My first exposure to photography was 26 years ago. I was a freshman in college, looking for an interesting elective class, so I picked Basic Photography. I loved it so much, I ended up taking every photography class they offered. For years my primary interest in life was photography. I worked in a camera store. I did portraits on the side. I worked two seasons for the National Park Service and managed to work photography and video production into my duties. I got a job as a newspaper photographer so I could shoot every day. And when I wasn't working, I did landscape photography.
If anything rivaled my love for photography, it was my love of the outdoors. So when I took a vacation, I went camping and hiking. My favorite places to visit were Yellowstone, Grand Tetons, the San Juan Mountains of southwest Colorado, Death Valley, Monument Valley. Heck, just about anywhere wild in the wide, open west.
While working as a newspaper photographer for The Californian in Temecula, California in 1988-1990, I discovered the Santa Rosa Plateau Ecological Reserve, a 6000+ acre Nature Conservancy preserve. I adopted this gorgeous area of undeveloped grasslands and rolling, oak-studded hills as my nearby wilderness retreat, frequently turning to it for peaceful hikes, wildlife watching and photography.
During August, 1993, I presented an exhibit of eleven photographs featuring the Santa Rosa Plateau at the Temecula Public Library. The exhibit promoted preservation of the area, encouraging support for an open-space initiative on the state ballot.
In winter, 1993, I was selected by Outdoor & Travel Photography magazine as one of the best landscape photographers from among hundreds of reader submissions. The magazine featured my panorama photograph of Poppy Hill in their first annual All Reader's Issue.
The idea of documenting classic scenery of the American west first came to me when I found the Alabama Hills in 1994. I was attending the Lone Pine Film Festival in the quiet little eastern Sierra town of Lone Pine, California. As I learned about the unique history of the Alabama Hills and remembered the locations from old movies and television, I decided to capture them on film. After numerous trips to the area during the winter and spring, I developed a portfolio illustrating the Alabama Hills best-known movie locations.
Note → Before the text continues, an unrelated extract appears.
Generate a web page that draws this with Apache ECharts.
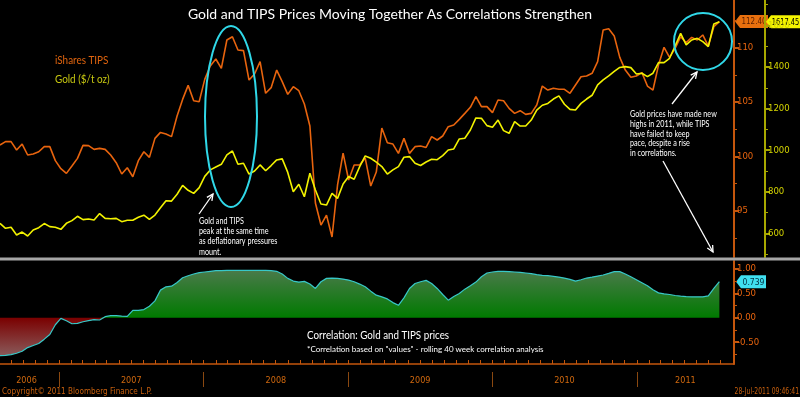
<!DOCTYPE html>
<html><head><meta charset="utf-8">
<script src="https://cdn.jsdelivr.net/npm/echarts@6/dist/echarts.min.js"></script>
<style>html,body{margin:0;padding:0;background:#000}#c{width:800px;height:397px}</style>
</head><body><div id="c"></div>
<script>
// ---- data (one point every two weeks) ----
const startDate = [2006, 7, 4];   // 4-Aug-2006
const stepDays = 14;
const tips = [
101.04,101.35,101.35,100.58,101.13,100.12,100.21,100.42,100.89,100.89,
99.60,98.86,98.43,99.10,99.81,101.01,100.98,100.64,100.73,100.64,
100.12,99.41,98.37,98.95,98.12,99.60,100.42,99.90,101.65,102.20,
102.05,101.81,103.71,105.24,106.53,105.12,105.03,107.08,108.31,108.96,
108.10,110.71,111.01,109.79,109.73,107.02,107.58,108.71,105.80,106.32,
107.94,106.87,105.70,106.41,106.04,104.81,102.79,95.70,93.67,94.59,
92.57,97.36,100.30,97.82,99.20,99.20,99.84,97.26,98.55,102.60,
101.25,101.13,100.27,101.65,100.27,100.89,100.95,100.82,101.81,101.50,
101.87,102.73,102.88,103.40,103.95,104.51,105.49,104.57,104.57,104.02,
105.18,105.12,104.41,103.95,104.20,103.86,103.95,104.72,106.47,106.10,
106.26,106.17,106.17,105.80,106.56,107.33,107.39,107.64,108.71,111.63,
111.75,111.08,109.11,107.94,107.27,107.39,107.70,106.47,106.10,108.40,
110.03,109.11,109.94,111.01,110.46,110.95,110.71,111.17,110.15,111.93,
112.40];
const gold = [
648,624,629,592,606,587,616,627,647,632,
629,619,648,661,682,666,669,664,695,672,
670,672,656,663,663,677,687,667,688,723,
757,755,788,831,807,792,820,874,905,919,
932,977,996,932,937,885,900,929,901,926,
953,958,893,800,836,776,889,808,741,736,
792,768,837,873,860,921,972,961,942,921,
885,905,921,966,969,937,926,943,956,954,
974,1001,1006,1054,1057,1097,1155,1153,1118,1110,
1145,1094,1081,1137,1116,1116,1145,1193,1216,1225,
1246,1261,1221,1196,1193,1225,1246,1264,1314,1338,
1357,1379,1398,1402,1397,1366,1370,1354,1370,1421,
1421,1442,1501,1562,1506,1530,1538,1522,1498,1607,
1617.45];
const corr = [
-0.779,-0.772,-0.759,-0.731,-0.690,-0.614,-0.572,-0.531,-0.441,-0.345,
-0.145,-0.014,-0.062,-0.124,-0.117,-0.083,-0.062,-0.041,-0.048,0.021,
0.041,0.041,0.034,0.028,0.152,0.152,0.166,0.234,0.345,0.566,
0.634,0.648,0.724,0.821,0.862,0.897,0.924,0.938,0.952,0.966,
0.966,0.972,0.972,0.972,0.972,0.972,0.972,0.972,0.972,0.966,
0.952,0.897,0.807,0.752,0.731,0.745,0.690,0.600,0.738,0.807,
0.814,0.807,0.793,0.772,0.738,0.690,0.634,0.545,0.462,0.428,
0.386,0.310,0.255,0.407,0.600,0.703,0.738,0.766,0.703,0.600,
0.476,0.359,0.434,0.497,0.586,0.655,0.731,0.841,0.917,0.938,
0.952,0.952,0.945,0.938,0.931,0.917,0.903,0.883,0.869,0.862,
0.848,0.834,0.814,0.786,0.752,0.779,0.814,0.834,0.855,0.876,
0.910,0.945,0.945,0.897,0.841,0.779,0.717,0.655,0.572,0.510,
0.490,0.476,0.455,0.441,0.434,0.428,0.428,0.428,0.448,0.600,
0.739];
const yearLabels = ['2006','2007','2008','2009','2010','2011'];
const yearLabelDates = [[2006,9,10],[2007,6,2],[2008,6,2],[2009,6,2],[2010,6,2],[2011,4,4]];
const yearBoundaries = [[2007,0,1],[2008,0,1],[2009,0,1],[2010,0,1],[2011,0,1]];
const tipsTicks = [95,100,105,110];
const tipsMinor = [92.5,97.5,102.5,107.5,112.5];
const goldTicks = [600,800,1000,1200,1400,1600];
const goldMinor = [500,700,900,1100,1300,1500,1700];
const corrTicks = [1,0.5,0,-0.5];
const corrMinor = [0.75,0.25,-0.25,-0.75];

// ---- build ----
const ts = a => new Date(a[0], a[1], a[2]).getTime();
const t0 = ts(startDate);
const dates = tips.map((_, i) => t0 + i * stepDays * 86400000);
const xMin = ts([2006,7,4]), xMax = ts([2011,8,4]);
const monthTicks = [];
for (let y = 2006; y <= 2011; y++) for (let m = 0; m < 12; m++) {
  const t = ts([y,m,1]); if (t > xMin && t < xMax) monthTicks.push(t);
}
const yearLabelTs = yearLabelDates.map(ts);
const ORANGE = '#e8640e', AX_OR = '#c4560c', YEL = '#f2f200', GOLDTXT = '#d4d400';
const axFont = "'DejaVu Sans Condensed', 'Liberation Sans', Arial, sans-serif";
const txtFont = 'Lato, Noto Sans, sans-serif';

const chart = echarts.init(document.getElementById('c'), null, {renderer:'canvas'});
const hiddenX = (gi) => ({gridIndex: gi, type:'value', min:xMin, max:xMax, show:false});
const yAx = (gi, min, max, vals, color, labColor, opts) => Object.assign({
  gridIndex: gi, type:'value', position:'right', min, max,
  axisLine:{show:true, onZero:false, lineStyle:{color, width:2}},
  axisTick:{show:true, customValues: vals, length:5, lineStyle:{color, width:2}},
  axisLabel:{show:true, customValues: vals, color: labColor, fontSize:9.5, fontFamily: axFont, margin:3, formatter: v => String(v)},
  splitLine:{show:false}
}, opts || {});
const yMinor = (gi, min, max, vals, color, opts) => Object.assign({
  gridIndex: gi, type:'value', position:'right', min, max,
  axisLine:{show:false, onZero:false},
  axisTick:{show:true, customValues: vals, length:3, lineStyle:{color, width:1}},
  axisLabel:{show:false}, splitLine:{show:false}
}, opts || {});

const option = {
  backgroundColor:'#000',
  animation:false,
  grid:[
    {left:0, right:66, top:0, height:257},
    {left:0, right:66, top:261, height:103}
  ],
  xAxis:[
    hiddenX(0),
    {gridIndex:1, type:'value', min:xMin, max:xMax, position:'bottom',
     axisLine:{show:true, onZero:false, lineStyle:{color:AX_OR, width:1.5}},
     axisTick:{show:true, inside:true, length:4, customValues: monthTicks, lineStyle:{color:AX_OR}},
     axisLabel:{show:false}, splitLine:{show:false}},
    {gridIndex:1, type:'value', min:xMin, max:xMax, position:'bottom', offset:8,
     axisLine:{show:false, onZero:false},
     axisTick:{show:true, customValues: yearBoundaries.map(ts), length:15, lineStyle:{color:'#8a4810', width:1}},
     axisLabel:{show:true, customValues: yearLabelTs, margin:4, color:'#d0680e', fontSize:9, fontFamily: axFont,
       formatter: v => { let b=-1, bd=1e15; yearLabelTs.forEach((t,i)=>{const d=Math.abs(t-v); if(d<bd){bd=d;b=i;}}); return yearLabels[b]; }},
     splitLine:{show:false}}
  ],
  yAxis:[
    yAx(0, 90.73, 114.39, tipsTicks, AX_OR, ORANGE),
    yMinor(0, 90.73, 114.39, tipsMinor, AX_OR),
    yAx(0, 486.1, 1722.3, goldTicks, '#a8a800', GOLDTXT, {offset:31}),
    yMinor(0, 486.1, 1722.3, goldMinor, '#a8a800', {offset:31}),
    yAx(1, -0.951, 1.164, corrTicks, AX_OR, ORANGE, {axisLabel:{show:true, customValues:corrTicks, color:ORANGE, fontSize:9.5, fontFamily:axFont, margin:3, formatter: v => v.toFixed(2)}}),
    yMinor(1, -0.951, 1.164, corrMinor, AX_OR)
  ],
  series:[
    {name:'iShares TIPS', type:'line', xAxisIndex:0, yAxisIndex:0, symbol:'none',
     data: dates.map((d,i)=>[d, tips[i]]), lineStyle:{color:ORANGE, width:1.6}, itemStyle:{color:ORANGE}},
    {name:'Gold ($/t oz)', type:'line', xAxisIndex:0, yAxisIndex:2, symbol:'none',
     data: dates.map((d,i)=>[d, gold[i]]), lineStyle:{color:YEL, width:1.6}, itemStyle:{color:YEL}},
    {name:'corrPos', type:'line', xAxisIndex:1, yAxisIndex:4, symbol:'none',
     data: dates.map((d,i)=>[d, Math.max(corr[i],0)]), lineStyle:{width:0},
     areaStyle:{opacity:1, color:{type:'linear', x:0,y:0,x2:0,y2:1, colorStops:[{offset:0,color:'#4a7a4a'},{offset:1,color:'#007a00'}]}}},
    {name:'corrNeg', type:'line', xAxisIndex:1, yAxisIndex:4, symbol:'none',
     data: dates.map((d,i)=>[d, Math.min(corr[i],0)]), lineStyle:{width:0},
     areaStyle:{opacity:1, color:{type:'linear', x:0,y:0,x2:0,y2:1, colorStops:[{offset:0,color:'#7a0000'},{offset:1,color:'#8a5a5a'}]}}},
    {name:'Correlation', type:'line', xAxisIndex:1, yAxisIndex:4, symbol:'none',
     data: dates.map((d,i)=>[d, corr[i]]), lineStyle:{color:'#38c8c8', width:1.2}}
  ]
};
chart.setOption(option);

// ---- annotations & last-value boxes ----
const last = tips.length - 1;
const yT = chart.convertToPixel({yAxisIndex:0}, tips[last]);
const yG = chart.convertToPixel({yAxisIndex:2}, gold[last]);
const yC = chart.convertToPixel({yAxisIndex:4}, corr[last]);
const box = (x0, y, w, fill, txtColor, text, sx) => ({
  type:'group', z:100, children:[
    {type:'polygon', shape:{points:[[x0,y],[x0+5,y-6.5],[x0+w,y-6.5],[x0+w,y+6.5],[x0+5,y+6.5]]}, style:{fill}},
    {type:'text', x:x0+5+(w-5)/2, y:y+0.5, scaleX:sx, style:{text, fill:txtColor, font:'9px '+axFont, align:'center', verticalAlign:'middle'}}
  ]});
const arrow = (x1,y1,x2,y2) => {
  const a = Math.atan2(y2-y1, x2-x1), L = 7, s = 0.45;
  return {type:'group', z:50, children:[
    {type:'line', shape:{x1,y1,x2,y2}, style:{stroke:'#fff', lineWidth:1.3}},
    {type:'polyline', shape:{points:[[x2-L*Math.cos(a-s), y2-L*Math.sin(a-s)],[x2,y2],[x2-L*Math.cos(a+s), y2-L*Math.sin(a+s)]]}, style:{stroke:'#fff', lineWidth:1.3, fill:null}}
  ]};
};
const txt = (x, y, text, fill, size, sx, extra) => ({type:'text', x, y, z:60, scaleX:sx||1,
  style:Object.assign({text, fill, font: size+'px '+txtFont}, extra||{})});
chart.setOption({graphic:[
  txt(390, 14, 'Gold and TIPS Prices Moving Together As Correlations Strengthen', '#fff', 14, 1, {align:'center', verticalAlign:'middle'}),
  txt(55, 60, 'iShares TIPS', '#e0640e', 11, 0.9, {verticalAlign:'middle'}),
  txt(55, 79, 'Gold ($/t oz)', '#c8c810', 11, 0.9, {verticalAlign:'middle'}),
  {type:'rect', z:40, shape:{x:0, y:257.5, width:800, height:3}, style:{fill:'#a6a6a6'}},
  {type:'ellipse', z:45, shape:{cx:231, cy:116.5, rx:26, ry:90.5}, style:{stroke:'#30d8e8', lineWidth:2, fill:null}},
  {type:'ellipse', z:45, shape:{cx:703, cy:41.5, rx:29, ry:28.5}, style:{stroke:'#30d8e8', lineWidth:2, fill:null}},
  arrow(199,214,213,194),
  arrow(672,104,697,72),
  arrow(663,161,713,252),
  txt(199, 216, 'Gold and TIPS\npeak at the same time\nas deflationary pressures\nmount.', '#fff', 9, 0.8, {lineHeight:10.2}),
  txt(630, 109.5, 'Gold prices have made new\nhighs in 2011, while TIPS\nhave failed to keep\npace, despite a rise\nin correlations.', '#fff', 9, 0.8, {lineHeight:9.7}),
  txt(307, 330, 'Correlation: Gold and TIPS prices', '#fff', 11, 0.89),
  txt(307, 345, '*Correlation based on "values" - rolling 40 week correlation analysis', '#fff', 8, 1),
  {type:'text', x:2, y:392, z:60, scaleX:0.9, style:{text:'Copyright\u00a9 2011 Bloomberg Finance L.P.', fill:'#c8600e', font:'9px '+axFont, verticalAlign:'middle'}},
  {type:'text', x:799, y:392, z:60, scaleX:0.75, style:{text:'28-Jul-2011 09:46:41', fill:'#c8600e', font:'9px '+axFont, align:'right', verticalAlign:'middle'}},
  box(735, yT, 33, '#e8700e', '#5a1e00', tips[last].toFixed(2), 0.88),
  box(766, yG, 34, '#f4f400', '#000', gold[last].toFixed(2), 0.82),
  box(736, yC, 30, '#40e0f0', '#003040', corr[last].toFixed(3), 0.95)
]});
</script></body></html>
I was soon marketing these images through retails outlets in Lone Pine and Independence, California. At the Hoppy Centennial celebration, June 2-4, 1995, I sold out a limited edition photo collage commemorating the 100th anniversary of Hopalong Cassidy. I also participated in the Lone Pine Film Festival Arts & Crafts show in October, 1995.
The Bakersfield Convention & Visitor's Center displayed a photography exhibit on my Lone Pine movie locations during March, 1997.
In 1997, I again returned to the Lone Pine Film Festival. This time setting up a small gallery shop during the peak months of September and October prior to and during the festival.
My formal education includes a B.A. in Mass Media received in 1979 from Loma Linda University in Riverside, California. My areas of study included broadcasting, journalism, public relations, and, of course, photography.
I updated my media training with a Certificate in Computer Imaging from California State University-Bakersfield in April, 2000, focusing on web design, interactive multimedia, and digital video production.
I an currently a freelance photographer in Tehachapi, California, available for assignments throughout Kern County and beyond. I also market limited edition giclée prints of my many scenic landscapes from the American west.